Are IRS Audits Increasing in the Cannabis Industry?

IRS audit. One of the most stressful phrases for a business. Finding those words in big red bold letters printed on an IRS envelope is never a happy discovery for business owners, particularly in the cannabis industry.

But how frequently are IRS audits occurring in the cannabis industry? More importantly, have they been increasing?

IRS Compliance Initiative Projects (CIPs) – Are They Warranted?

While IRS audits of cannabis businesses may make headlines, the IRS denies targeting the cannabis industry more than any other. Officially, the IRS takes a position that audit activities focus on taxpayers at high risk of non-compliance, and apparently, organizations in the cannabis industry fall within this category – warranting any IRS audit of a cannabis business and justifying a seemingly unbalanced focus on the industry.

Compliance Initiative Projects (CIPs) are the formal title for the IRS’s targeted audit programs of non-compliant taxpayer groups and industries.

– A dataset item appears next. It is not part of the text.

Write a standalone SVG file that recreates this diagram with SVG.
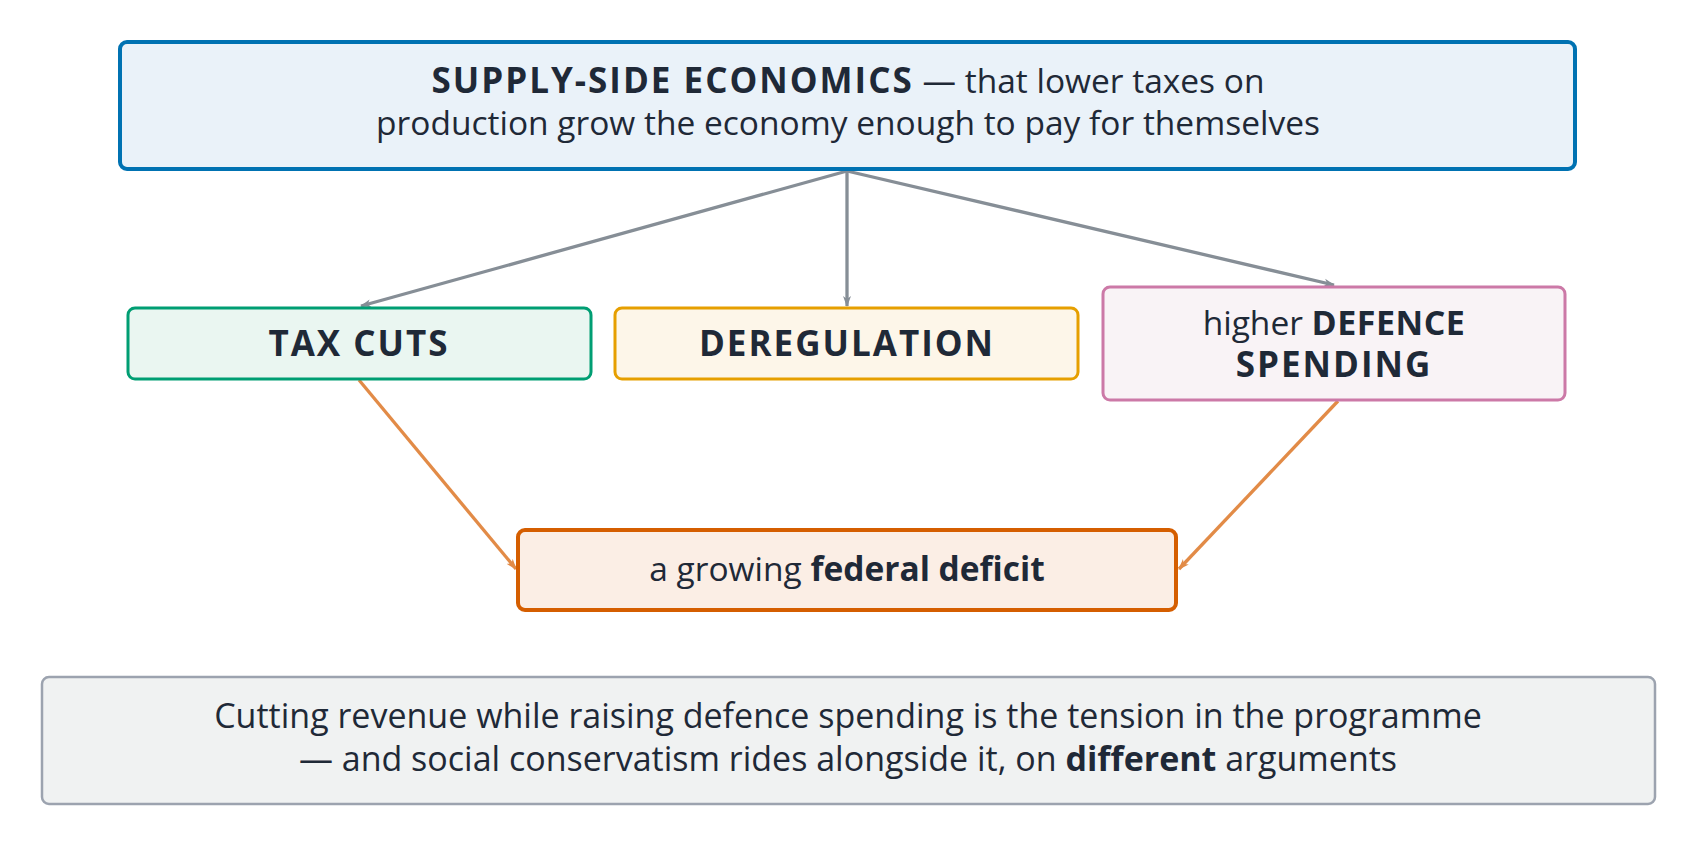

Typically used for discovering instances where taxpayers and businesses might have underpaid their federal taxes, recent activities in the cannabis industry paint an unsettling picture. Since 2010, the IRS has disclosed 5 CIPs targeting cannabis businesses, one of which (occurring in Colorado between 2016-2017) revealed over $43 million in unpaid federal taxes.

Read More: High profile cases like IRS vs. Harborside make public examples of businesses found in non-compliance.

This worries some cannabis industry leaders, who see the return on the IRS CIP investment as a troubling sign. Like any organization, the IRS must have an operational focus on the return of their investments at any given time. An audit ROI can be measured by dividing the total amount of unreported taxes discovered during the audit by the total number of auditor hours.

In the CIPs mentioned, the IRS auditors generated twice as much revenue in discovered unreported taxes as their average hourly revenue from any other industry. Some see this return as quantifying evidence of the financial incentives for the IRS to target the whole industry.

Considering the revenue precedent demonstrated by the CIPs launched since 2010, the incentive for IRS auditors to target cannabis businesses seems fairly obvious, but we should note that CIPs can only reveal taxes that operators should have already paid under the law.

So, are cannabis businesses more likely to try and misrepresent their financials? Or is it possible cannabis tax regulations are overly complex and lead to inadvertent underpayments?

Auditing Cannabis Companies

IRS documents detailing the industry CIPs reveal troubling trends in the cannabis industry. Specifically, these documents reveal that, on average, only 3% of the cannabis businesses examined had no errors or adjustments on their tax returns – this stands in stark contrast to the 21% average found in other industry audits. If only 3% of examined cannabis businesses had no errors, it likewise means that 97% of businesses did.

On top of the seeming prevalence of inaccurate cannabis tax returns, IRS auditors also found that the average time needed to complete an audit on a cannabis business was 1/3 less than the time spent on businesses in other industries.

As more areas incorporate cannabis legalization, it stands to reason that IRS audits of cannabis businesses will increase in number. It remains unclear if the cannabis industry is being unfairly targeted, or why the average amount of unpaid taxes is so high. Again, the IRS’s official position targets “high-risk” businesses, but as long as the risk assessment for the cannabis industry remains high, cannabis business owners should expect CIPs and more industry audits to continue.

Be Prepared by Partnering with Experts

The best way to prepare for an IRS audit is to secure the services of a CPA that specializes in the cannabis industry. Not only will this help a business prepare for the disruption that an IRS audit might cause, but it can also prevent disastrous financial judgments that might be insurmountable when discovered. Cannabis CPAs should be experts in 280e compliance and 471 (which covers general inventory reporting requirements). Cannabis business owners should consult with marijuana accounting firms, working together to help reduce the amount of unpaid taxes in the industry overall and likely decreasing the ‘high-risk’ designation that the industry currently demonstrates.